The final rule covers “waters” including:
- Many man-made ditches.30
- Intermittent streams. As explained in the preamble of the final rule, intermittent streams “are those that have both precipitation and groundwater providing part of the stream’s flow, and flow continuously only during certain times of the year (g., during certain seasons such as the rainy season).”31
- Ephemeral streams. As explained in the preamble of the final rule, ephemeral streams “have flowing water only in response to precipitation events in a typical year, and are always above the water table. Precipitation can include rainfall as well as snowmelt.”32 In other words, a depression in land that is dry virtually every day of the year but holds water for a few days due to one rainfall could be covered.
- Tributaries. A tributary can be characterized by the presence of the physical indicators of a bed and banks and an ordinary high water mark. There does not actually have to be a visible high water mark, and according to the preamble, the physical indicators no longer have to be present. The agency can determine the existence of a tributary through aerial photography or remote sensing. The American Farm Bureau Federation explains:
“This means that distant regulators using “desktop tools” can conclusively establish the presence of a “tributary” on private lands, even where the human eye can’t see water or any physical channel or evidence of water flow. That’s right — invisible tributaries! The agencies even claim “tributaries” exist where remote sensing and other desktop tools indicate a prior existence of bed, banks, and OHWM, where these features are no longer present on the landscape today.”33
- “Adjacent waters” to certain covered waters. In the final rule, these “adjacent waters” do not have to be adjacent by any reasonable understanding of the word “adjacent.” It does not have to be next to the waters. Instead, “adjacent” means bordering, contiguous, or neighboring. For “neighboring,” the rule covers a water if any part of it is within one of the distance thresholds identified in the rule, such as within 1,500 feet of the high tide line of certain covered waters.34
- Waters that are within the 100-year floodplain of certain covered waters, if they have a significant nexus to such covered waters.35
Rather than narrowing their reach after Rapanos, the EPA and Army Corps continued to interpret their powers expansively.
IV. The 2015 “Waters of the United States” Rule Imposes Immense Costs and Burdens on Private Property Rights and on Economic Growth
Currently, the WOTUS rule is not being enforced because of a nationwide stay issued by the Sixth Circuit Court of Appeals.36 And as noted above, President Trump already has signed an executive order directing the EPA and Army Corps to rewrite the rule,37 and the agencies already are beginning to do so.38
But any attempt to re-interpret “waters of the United States” and “navigable waters” in a reasonable manner will certainly be met with resistance from those who want expansive federal power over the nation’s waters. The current WOTUS rule’s scope, and the actual impact that it has on landowners, demonstrate why a reasonable definition of “navigable waters” is so critical.

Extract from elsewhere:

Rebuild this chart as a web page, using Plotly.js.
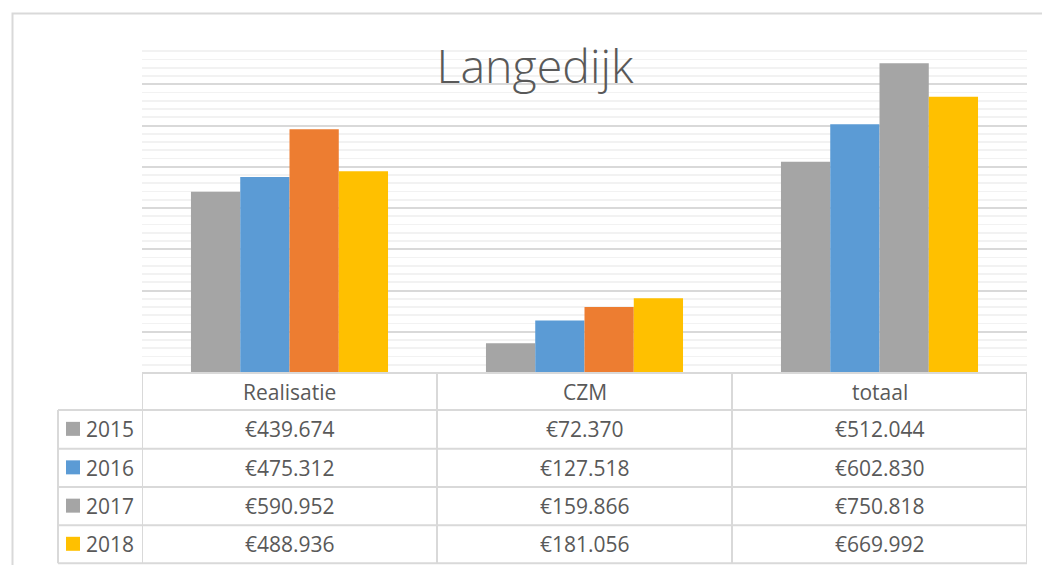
<!DOCTYPE html>
<html>
<head>
<meta charset="utf-8">
<script src="https://cdn.plot.ly/plotly-3.0.1.min.js"></script>
<style>html,body{margin:0;padding:0;background:#fff;}#chart{width:1042px;height:565px;}</style>
</head>
<body>
<div id="chart"></div>
<script>
// ---- data ----
var categories = ['Realisatie', 'CZM', 'totaal'];
var years = ['2015', '2016', '2017', '2018'];
var v2015 = [439674, 72370, 512044];
var v2016 = [475312, 127518, 602830];
var v2017 = [590952, 159866, 750818];
var v2018 = [488936, 181056, 669992];
var seriesValues = [v2015, v2016, v2017, v2018];
var barColors = [
  ['#a5a5a5', '#a5a5a5', '#a5a5a5'],
  ['#5b9bd5', '#5b9bd5', '#5b9bd5'],
  ['#ed7d31', '#ed7d31', '#a5a5a5'],
  ['#ffc000', '#ffc000', '#ffc000']
];
var legendColors = ['#a5a5a5', '#5b9bd5', '#a5a5a5', '#ffc000'];
var chartTitle = 'Langedijk';

// ---- layout helpers (pixel -> paper) ----
var W = 1042, H = 565;
var M = {l: 142, r: 15, t: 43, b: 192};
var PW = W - M.l - M.r, PH = H - M.t - M.b;
function xp(px) { return (px - M.l) / PW; }
function yp(py) { return (H - M.b - py) / PH; }

function fmt(v) {
  var s = String(Math.round(v));
  return '\u20AC' + s.replace(/\B(?=(\d{3})+(?!\d))/g, '.');
}

var txtColor = '#595959';
var fontFam = '"Open Sans", "Noto Sans", sans-serif';
var lineCol = '#d9d9d9';
var cellFont = 21;

var traces = years.map(function (y, i) {
  return {
    type: 'bar', name: y, x: categories, y: seriesValues[i],
    marker: {color: barColors[i], line: {width: 0}},
    hoverinfo: 'x+y+name', showlegend: false
  };
});

var shapes = [];
var annotations = [];

// outer frame
shapes.push({type: 'rect', xref: 'paper', yref: 'paper',
  x0: xp(12.5), x1: xp(1070), y0: yp(13.5), y1: yp(620),
  line: {color: lineCol, width: 2}, fillcolor: 'rgba(0,0,0,0)', layer: 'below'});

// table geometry
var rowLines = [373, 410, 448.7, 487, 525.3, 563.3];
var colEdges = [-0.5, 0.5, 1.5, 2.5];
var legendLeft = 58;
shapes.push({type: 'line', xref: 'x', yref: 'paper', x0: -0.5, x1: 2.5,
  y0: yp(rowLines[0]), y1: yp(rowLines[0]), line: {color: lineCol, width: 2}});
for (var r = 1; r < rowLines.length; r++) {
  shapes.push({type: 'line', xref: 'paper', yref: 'paper', x0: xp(legendLeft), x1: xp(1027),
    y0: yp(rowLines[r]), y1: yp(rowLines[r]), line: {color: lineCol, width: 2}});
}
colEdges.forEach(function (cx) {
  shapes.push({type: 'line', xref: 'x', yref: 'paper', x0: cx, x1: cx,
    y0: yp(rowLines[0]), y1: yp(rowLines[rowLines.length - 1]), line: {color: lineCol, width: 2}});
});
shapes.push({type: 'line', xref: 'paper', yref: 'paper', x0: xp(legendLeft), x1: xp(legendLeft),
  y0: yp(rowLines[1]), y1: yp(rowLines[rowLines.length - 1]), line: {color: lineCol, width: 2}});

// header labels
categories.forEach(function (c) {
  annotations.push({xref: 'x', yref: 'paper', x: c, y: yp((rowLines[0] + rowLines[1]) / 2),
    text: c, showarrow: false, xanchor: 'center', yanchor: 'middle',
    font: {family: fontFam, size: cellFont, color: txtColor}});
});

// rows
years.forEach(function (y, i) {
  var cy = (rowLines[i + 1] + rowLines[i + 2]) / 2;
  shapes.push({type: 'rect', xref: 'paper', yref: 'paper',
    x0: xp(66), x1: xp(80), y0: yp(cy - 7.5), y1: yp(cy + 6.5),
    fillcolor: legendColors[i], line: {width: 0}});
  annotations.push({xref: 'paper', yref: 'paper', x: xp(84), y: yp(cy),
    text: y, showarrow: false, xanchor: 'left', yanchor: 'middle',
    font: {family: fontFam, size: cellFont, color: txtColor}});
  categories.forEach(function (c, j) {
    annotations.push({xref: 'x', yref: 'paper', x: c, y: yp(cy),
      text: fmt(seriesValues[i][j]), showarrow: false, xanchor: 'center', yanchor: 'middle',
      font: {family: fontFam, size: cellFont, color: txtColor}});
  });
});

var layout = {
  width: W, height: H,
  margin: M,
  paper_bgcolor: '#ffffff', plot_bgcolor: '#ffffff',
  title: {text: chartTitle, xref: 'container', yref: 'container',
    x: 535 / W, xanchor: 'center', y: 1 - 67 / H, yanchor: 'middle',
    font: {family: fontFam, size: 46.5, color: txtColor, weight: 300}},
  barmode: 'group', bargap: 0.332, bargroupgap: 0,
  xaxis: {type: 'category', range: [-0.5, 2.5], showticklabels: false, showgrid: false,
    zeroline: false, showline: false, ticks: ''},
  yaxis: {range: [0, 800000], dtick: 100000, showticklabels: false, ticks: '',
    showgrid: true, gridcolor: '#d9d9d9', gridwidth: 2, zeroline: false, showline: false,
    minor: {dtick: 20000, showgrid: true, gridcolor: '#f2f2f2', gridwidth: 1.7, ticks: ''}},
  shapes: shapes,
  annotations: annotations,
  showlegend: false
};

Plotly.newPlot('chart', traces, layout, {displayModeBar: false, staticPlot: true});
</script>
</body>
</html>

First and foremost, regulators’ expansive WOTUS rule makes it exceedingly difficult for landowners to use their own property. To build a home, to farm the land, or to engage in other normal activities on lands covered by the Clean Water Act, the landowners must obtain permits from federal regulators. This is a costly and time-consuming process.

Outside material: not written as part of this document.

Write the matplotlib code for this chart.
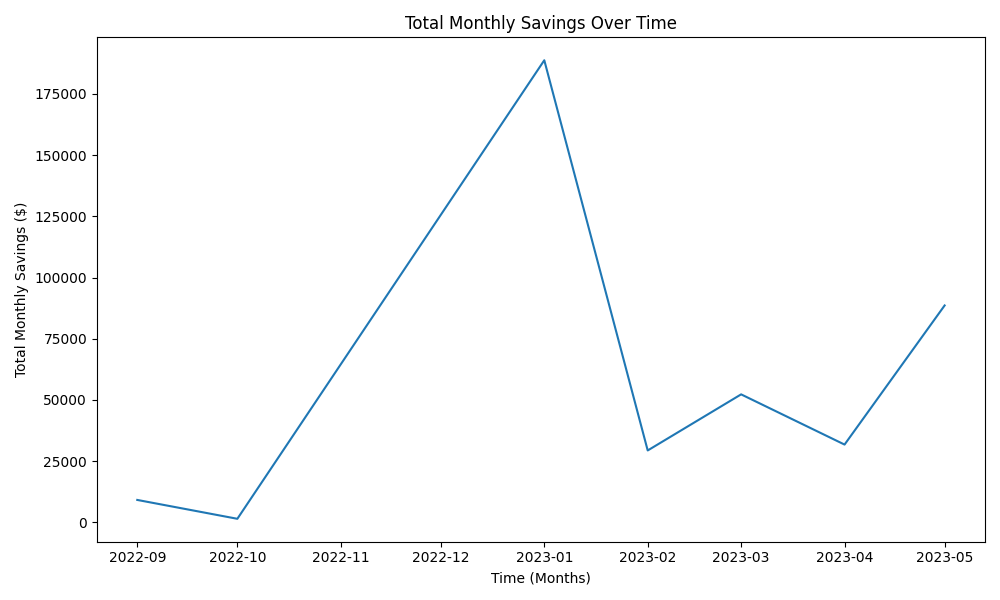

It is important to recognize that such permits are required not just for classic pollution in pristine waters. The Act prohibits actions that do not even cause environmental harm. Someone might need a permit for kicking some sand into a jurisdictional water.39
Property owners could be required to secure a permit if there is a discharge of dredged material (material excavated or dredged from waters of the U.S.) or fill material (“material placed in waters such that dry land replaces water — or a portion thereof — or the water’s bottom elevation changes”).40 In other words, common activities, from farming to home building, could require a permit.
Justice Scalia summarized many of these costs in his plurality opinion in Rapanos: “The average applicant for an individual permit spends 788 days and $271,596 in completing the process, and the average applicant for a nationwide permit spends 313 days and $28,915 — not counting costs of mitigation or design changes.”41
These permits, as can be seen, are costly and can a significant amount of time. For many property owners, securing permits is impractical and effectively acts as a restriction on how the property will be used. When the EPA and Corps seek to expand the waters that can be regulated, as they have done repeatedly in the past and have taken to a new level with the WOTUS rule, this undermines property rights. For property owners, they have to secure even more of these costly permits often for ordinary activities or forego engaging in such activities altogether.

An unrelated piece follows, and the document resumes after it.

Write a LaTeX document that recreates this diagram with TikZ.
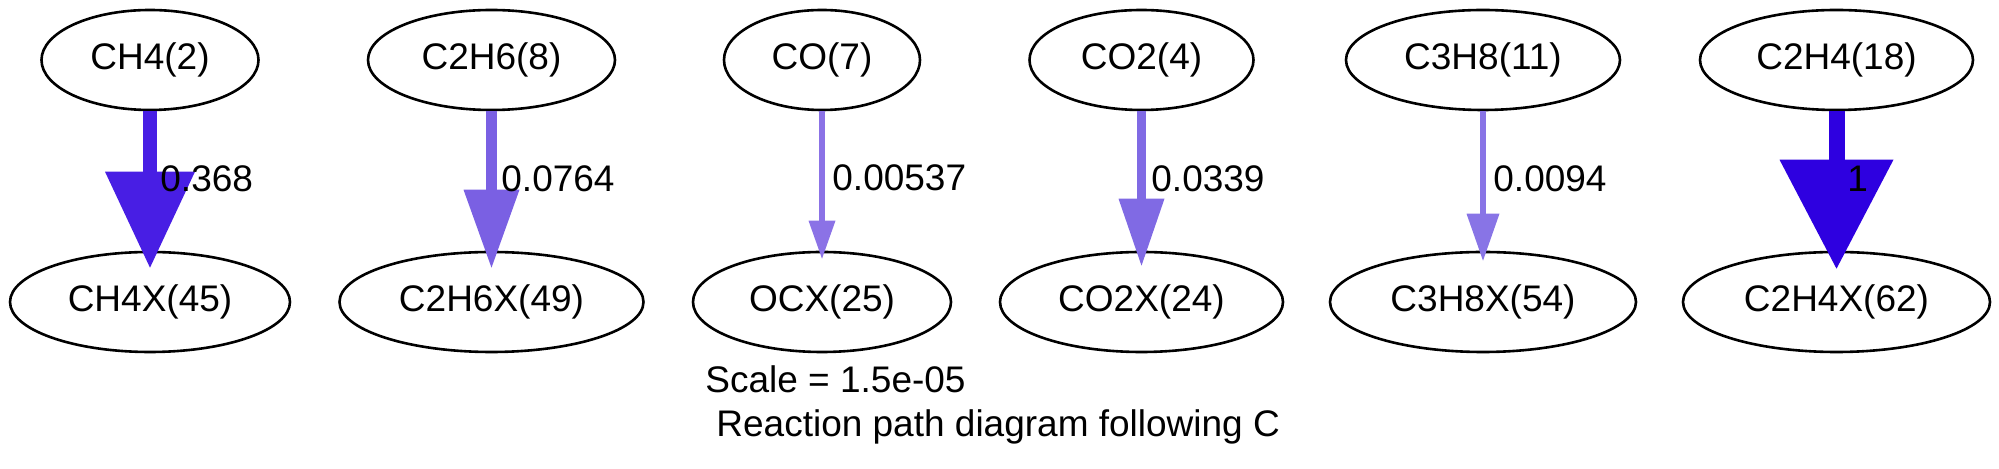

The scope of the WOTUS rule is particularly problematic given the EPA and Corps’ overreach when enforcing the CWA and the harm imposed on property owners across the country. Some recent examples provide a chilling reminder of why there needs to be a proper definition of “navigable waters”:
- Sackett v. EPA. The EPA sought to impose fines of $75,000 a day on a couple for placing gravel on virtually dry land to build a home in a built-out subdivision.42
- Smith v. United States Army Corps of Engineers. A couple purchased property in the desert outside of Santa Fe, New Mexico where they built a home. To improve their property, they removed dead trees and trash from a dry arroyo (e., ditch) that crosses their property. The Corps learned of their activity and sent a letter demanding that the couple stop any more work in the arroyo because it was a navigable water. The agency eventually backed down from its claim that this desert land was a navigable water — after legal action was brought against the Corps.43
- Johnson v. EPA. A Wyoming farmer created a stock pond on his property. The CWA expressly exempts stock ponds from permit requirements. Regardless, the EPA demanded that he eliminate the pond or else face $75,000 per day in fines.44
Such cases are in addition to horror stories detailed in a 2016 report released by the Senate Committee on Environment and Public Works Majority Staff: the Corps asserted that furrows, caused by plowing, qualify as “mini uplands” and small mountain ranges; the Corps repeatedly asserted that tire ruts along a dirt road qualify as “wetlands,” requiring a permit for landowners; and the Corps asserted that the Clean Water Act empowers them to regulate even small depressions in gravel roads and dirt roads.45
Justice Scalia summarized many of these costs in his plurality opinion in Rapanos: “The average applicant for an individual permit spends 788 days and $271,596 in completing the process, and the average applicant for a nationwide permit spends 313 days and $28,915 — not counting costs of mitigation or design changes.”
On February 28, 2017, President Trump signed an executive order directing the EPA and Army Corps to review the WOTUS Rule, and to consider interpreting the Clean Water Act’s term, “navigable waters,” in a manner consistent with the opinion of Justice Scalia in Rapanos. The agencies published their notice of proposed rulemaking on July 27. As the agencies consider public comments and write the final rule, they must take care to draw lines that are truly faithful to the Clean Water Act’s letter and spirit; that respect federalism and other fundamental constitutional values that are the Act’s foundation; that respect private property and promote economic growth; and that dispel the cloud of regulatory uncertainty that has loomed over landowners since the last WOTUS Rule was announced.